** Begin Task data **
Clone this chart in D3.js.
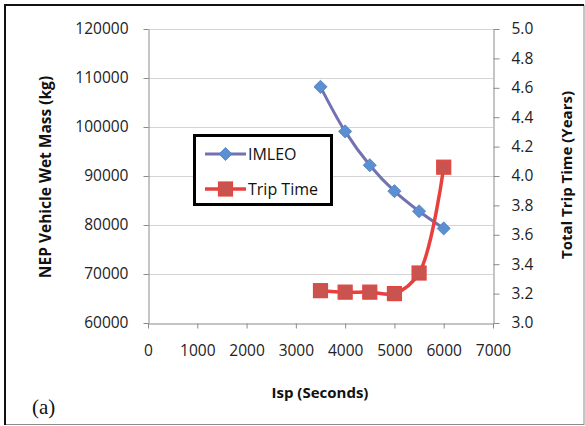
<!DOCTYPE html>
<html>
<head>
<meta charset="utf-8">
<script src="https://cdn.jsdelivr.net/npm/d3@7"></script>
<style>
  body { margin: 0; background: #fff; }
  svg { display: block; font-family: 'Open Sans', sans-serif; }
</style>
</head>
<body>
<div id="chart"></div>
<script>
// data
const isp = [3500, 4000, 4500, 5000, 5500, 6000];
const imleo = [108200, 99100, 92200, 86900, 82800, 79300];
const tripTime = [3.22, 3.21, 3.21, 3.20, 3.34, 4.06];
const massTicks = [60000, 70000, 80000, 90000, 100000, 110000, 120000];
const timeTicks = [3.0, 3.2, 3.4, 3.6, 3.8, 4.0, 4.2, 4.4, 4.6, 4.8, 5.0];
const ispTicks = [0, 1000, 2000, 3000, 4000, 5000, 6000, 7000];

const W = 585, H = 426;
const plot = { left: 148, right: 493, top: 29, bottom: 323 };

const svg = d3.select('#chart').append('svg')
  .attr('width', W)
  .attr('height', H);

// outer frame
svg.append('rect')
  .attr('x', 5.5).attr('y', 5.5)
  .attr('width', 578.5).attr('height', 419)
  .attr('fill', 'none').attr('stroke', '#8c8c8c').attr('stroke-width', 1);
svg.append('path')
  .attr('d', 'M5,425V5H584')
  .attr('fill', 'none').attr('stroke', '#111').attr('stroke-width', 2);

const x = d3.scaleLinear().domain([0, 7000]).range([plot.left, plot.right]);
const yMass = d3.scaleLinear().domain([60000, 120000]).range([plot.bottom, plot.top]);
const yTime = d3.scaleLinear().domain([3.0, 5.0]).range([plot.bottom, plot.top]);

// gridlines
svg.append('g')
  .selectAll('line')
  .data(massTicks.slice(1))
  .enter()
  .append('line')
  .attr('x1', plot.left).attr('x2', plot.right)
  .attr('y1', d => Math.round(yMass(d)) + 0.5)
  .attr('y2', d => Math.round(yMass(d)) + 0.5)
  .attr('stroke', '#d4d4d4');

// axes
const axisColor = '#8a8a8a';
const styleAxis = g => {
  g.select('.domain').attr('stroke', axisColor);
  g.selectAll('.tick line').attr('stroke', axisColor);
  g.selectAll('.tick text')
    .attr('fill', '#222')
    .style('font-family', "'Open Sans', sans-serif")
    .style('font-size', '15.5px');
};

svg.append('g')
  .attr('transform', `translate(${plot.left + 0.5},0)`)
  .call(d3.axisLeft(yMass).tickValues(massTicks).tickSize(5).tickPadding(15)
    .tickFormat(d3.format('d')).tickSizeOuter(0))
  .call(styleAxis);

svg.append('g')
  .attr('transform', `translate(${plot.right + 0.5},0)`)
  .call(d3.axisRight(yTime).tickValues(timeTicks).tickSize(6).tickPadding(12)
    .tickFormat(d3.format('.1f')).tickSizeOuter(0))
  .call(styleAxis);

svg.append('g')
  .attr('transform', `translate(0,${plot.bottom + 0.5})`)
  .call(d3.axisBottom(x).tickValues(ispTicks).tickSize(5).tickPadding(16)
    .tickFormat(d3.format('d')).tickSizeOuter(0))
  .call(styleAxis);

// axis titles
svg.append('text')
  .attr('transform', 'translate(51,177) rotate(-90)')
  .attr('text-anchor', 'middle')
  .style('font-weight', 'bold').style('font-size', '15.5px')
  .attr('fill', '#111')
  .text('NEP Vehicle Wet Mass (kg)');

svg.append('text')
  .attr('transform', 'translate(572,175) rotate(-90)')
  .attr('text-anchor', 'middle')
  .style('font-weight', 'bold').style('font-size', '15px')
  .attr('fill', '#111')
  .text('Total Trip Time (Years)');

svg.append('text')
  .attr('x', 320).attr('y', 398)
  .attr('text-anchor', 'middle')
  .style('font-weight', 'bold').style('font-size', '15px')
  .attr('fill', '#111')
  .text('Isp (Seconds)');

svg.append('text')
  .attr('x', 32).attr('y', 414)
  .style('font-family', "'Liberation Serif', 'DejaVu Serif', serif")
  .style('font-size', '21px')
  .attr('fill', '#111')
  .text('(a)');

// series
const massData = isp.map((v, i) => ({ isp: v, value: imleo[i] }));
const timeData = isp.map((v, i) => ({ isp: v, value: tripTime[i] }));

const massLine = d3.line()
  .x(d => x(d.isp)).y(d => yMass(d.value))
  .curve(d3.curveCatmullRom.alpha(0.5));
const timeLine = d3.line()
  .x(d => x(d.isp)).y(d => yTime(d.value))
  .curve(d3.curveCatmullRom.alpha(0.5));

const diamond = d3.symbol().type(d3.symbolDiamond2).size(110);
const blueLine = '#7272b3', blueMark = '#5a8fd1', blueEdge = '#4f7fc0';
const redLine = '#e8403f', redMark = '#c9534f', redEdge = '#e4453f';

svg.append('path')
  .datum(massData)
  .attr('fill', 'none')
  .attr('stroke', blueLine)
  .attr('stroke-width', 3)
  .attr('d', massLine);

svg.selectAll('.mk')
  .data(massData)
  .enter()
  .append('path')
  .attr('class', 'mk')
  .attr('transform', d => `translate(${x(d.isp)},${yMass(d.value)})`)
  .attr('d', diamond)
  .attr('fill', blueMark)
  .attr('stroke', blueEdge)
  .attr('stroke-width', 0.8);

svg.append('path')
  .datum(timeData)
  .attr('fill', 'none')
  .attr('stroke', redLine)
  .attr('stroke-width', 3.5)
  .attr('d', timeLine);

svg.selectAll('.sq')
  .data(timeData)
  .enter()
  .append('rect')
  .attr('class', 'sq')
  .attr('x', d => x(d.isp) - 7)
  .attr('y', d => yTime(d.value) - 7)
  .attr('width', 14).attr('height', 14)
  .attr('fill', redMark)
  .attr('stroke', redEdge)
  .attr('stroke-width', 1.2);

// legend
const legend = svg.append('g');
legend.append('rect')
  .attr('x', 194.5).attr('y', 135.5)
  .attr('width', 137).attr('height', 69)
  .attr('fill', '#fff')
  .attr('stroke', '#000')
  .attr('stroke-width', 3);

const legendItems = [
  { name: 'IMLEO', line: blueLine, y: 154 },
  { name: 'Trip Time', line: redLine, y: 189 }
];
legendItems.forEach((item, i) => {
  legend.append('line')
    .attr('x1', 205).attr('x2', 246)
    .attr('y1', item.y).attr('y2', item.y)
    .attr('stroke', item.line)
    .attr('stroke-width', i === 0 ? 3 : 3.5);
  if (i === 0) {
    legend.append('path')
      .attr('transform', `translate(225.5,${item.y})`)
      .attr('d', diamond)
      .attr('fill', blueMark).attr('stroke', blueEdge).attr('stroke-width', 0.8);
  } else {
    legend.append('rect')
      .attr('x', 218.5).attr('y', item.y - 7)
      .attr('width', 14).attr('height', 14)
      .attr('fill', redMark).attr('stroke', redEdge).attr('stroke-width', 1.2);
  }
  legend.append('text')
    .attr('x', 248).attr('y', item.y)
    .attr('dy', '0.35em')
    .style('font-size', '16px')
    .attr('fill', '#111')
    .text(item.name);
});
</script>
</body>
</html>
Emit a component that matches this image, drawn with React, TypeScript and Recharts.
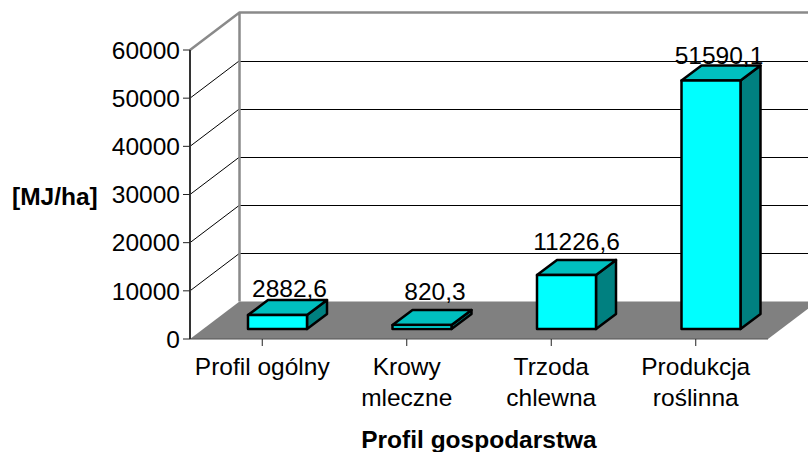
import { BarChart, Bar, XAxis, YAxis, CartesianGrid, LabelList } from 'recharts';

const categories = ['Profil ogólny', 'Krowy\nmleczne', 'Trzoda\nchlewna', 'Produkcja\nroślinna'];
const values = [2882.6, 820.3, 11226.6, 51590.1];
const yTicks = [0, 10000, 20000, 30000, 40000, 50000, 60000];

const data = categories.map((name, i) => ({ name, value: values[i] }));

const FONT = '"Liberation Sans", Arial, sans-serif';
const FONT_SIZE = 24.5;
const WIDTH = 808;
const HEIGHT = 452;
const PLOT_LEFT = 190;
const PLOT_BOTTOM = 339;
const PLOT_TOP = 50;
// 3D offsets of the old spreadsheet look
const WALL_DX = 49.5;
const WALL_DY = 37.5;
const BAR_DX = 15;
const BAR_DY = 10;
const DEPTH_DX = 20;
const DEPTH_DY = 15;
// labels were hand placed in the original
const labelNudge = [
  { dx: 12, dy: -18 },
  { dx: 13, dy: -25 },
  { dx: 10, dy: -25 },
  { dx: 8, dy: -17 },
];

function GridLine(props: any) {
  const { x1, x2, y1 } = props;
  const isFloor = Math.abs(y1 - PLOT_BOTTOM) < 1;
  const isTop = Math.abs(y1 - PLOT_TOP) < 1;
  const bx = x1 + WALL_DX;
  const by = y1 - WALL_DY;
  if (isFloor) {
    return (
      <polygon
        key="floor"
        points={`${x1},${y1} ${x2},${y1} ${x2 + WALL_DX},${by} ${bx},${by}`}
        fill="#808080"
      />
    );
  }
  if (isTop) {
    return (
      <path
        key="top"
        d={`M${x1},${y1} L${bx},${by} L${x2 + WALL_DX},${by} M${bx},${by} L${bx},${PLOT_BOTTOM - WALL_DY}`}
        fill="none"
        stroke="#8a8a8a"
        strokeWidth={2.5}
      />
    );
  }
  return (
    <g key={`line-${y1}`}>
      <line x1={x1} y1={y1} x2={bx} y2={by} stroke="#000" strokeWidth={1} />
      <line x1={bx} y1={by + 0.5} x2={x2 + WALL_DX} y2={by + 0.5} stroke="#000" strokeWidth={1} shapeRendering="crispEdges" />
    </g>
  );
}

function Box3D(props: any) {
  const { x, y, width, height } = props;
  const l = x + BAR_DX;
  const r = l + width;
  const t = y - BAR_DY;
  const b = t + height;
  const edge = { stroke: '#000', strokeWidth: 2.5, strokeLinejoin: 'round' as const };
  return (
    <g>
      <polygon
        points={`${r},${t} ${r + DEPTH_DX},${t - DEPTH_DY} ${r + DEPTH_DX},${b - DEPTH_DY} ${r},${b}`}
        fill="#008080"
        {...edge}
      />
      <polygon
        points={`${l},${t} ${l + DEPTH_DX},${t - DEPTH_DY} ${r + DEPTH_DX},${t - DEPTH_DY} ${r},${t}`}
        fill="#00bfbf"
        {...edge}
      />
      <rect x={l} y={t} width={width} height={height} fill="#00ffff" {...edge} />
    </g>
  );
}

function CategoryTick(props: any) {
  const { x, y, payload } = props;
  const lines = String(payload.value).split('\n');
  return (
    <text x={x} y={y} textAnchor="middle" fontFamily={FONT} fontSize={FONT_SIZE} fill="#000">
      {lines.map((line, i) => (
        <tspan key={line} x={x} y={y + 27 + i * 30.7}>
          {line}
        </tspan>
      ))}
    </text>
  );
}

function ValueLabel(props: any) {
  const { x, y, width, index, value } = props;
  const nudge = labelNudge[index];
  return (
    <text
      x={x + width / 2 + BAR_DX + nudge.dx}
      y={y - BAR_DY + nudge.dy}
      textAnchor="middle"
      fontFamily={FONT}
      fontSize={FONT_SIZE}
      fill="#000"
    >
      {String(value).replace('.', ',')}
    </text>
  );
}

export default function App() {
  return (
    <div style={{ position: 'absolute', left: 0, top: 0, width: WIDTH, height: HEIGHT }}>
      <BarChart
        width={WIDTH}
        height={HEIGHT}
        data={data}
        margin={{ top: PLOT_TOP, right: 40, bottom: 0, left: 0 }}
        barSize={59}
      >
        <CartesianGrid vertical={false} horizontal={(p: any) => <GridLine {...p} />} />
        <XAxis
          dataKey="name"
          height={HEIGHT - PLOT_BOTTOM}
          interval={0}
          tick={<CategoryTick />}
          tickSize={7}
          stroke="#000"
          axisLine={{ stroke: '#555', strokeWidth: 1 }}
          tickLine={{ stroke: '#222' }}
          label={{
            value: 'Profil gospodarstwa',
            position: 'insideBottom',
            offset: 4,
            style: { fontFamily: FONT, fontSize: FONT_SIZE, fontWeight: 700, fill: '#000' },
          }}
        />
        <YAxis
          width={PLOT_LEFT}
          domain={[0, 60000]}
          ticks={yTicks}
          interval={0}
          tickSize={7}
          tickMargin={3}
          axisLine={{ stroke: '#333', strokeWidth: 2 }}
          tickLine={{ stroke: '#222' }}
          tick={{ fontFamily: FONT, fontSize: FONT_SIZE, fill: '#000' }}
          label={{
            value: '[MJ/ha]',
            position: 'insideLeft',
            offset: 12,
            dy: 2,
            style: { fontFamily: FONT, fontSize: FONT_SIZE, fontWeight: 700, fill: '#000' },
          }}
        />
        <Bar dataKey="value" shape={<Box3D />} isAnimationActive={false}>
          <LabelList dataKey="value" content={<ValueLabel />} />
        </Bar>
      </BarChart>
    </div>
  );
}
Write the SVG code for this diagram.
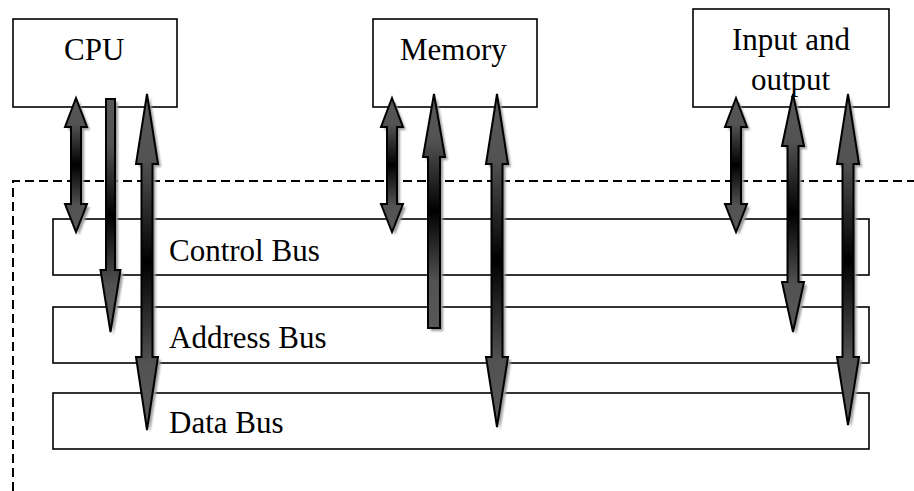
** End Task data **
To be done: Keep the images out of the copy. Repeat word for word only the lines from the one containing "Emit a component" through the one containing "YAxis, CartesianGrid, LabelList", both ends included.

Response to this task:
Emit a component that matches this image, drawn with React, TypeScript and Recharts.
import { BarChart, Bar, XAxis, YAxis, CartesianGrid, LabelList } from 'recharts';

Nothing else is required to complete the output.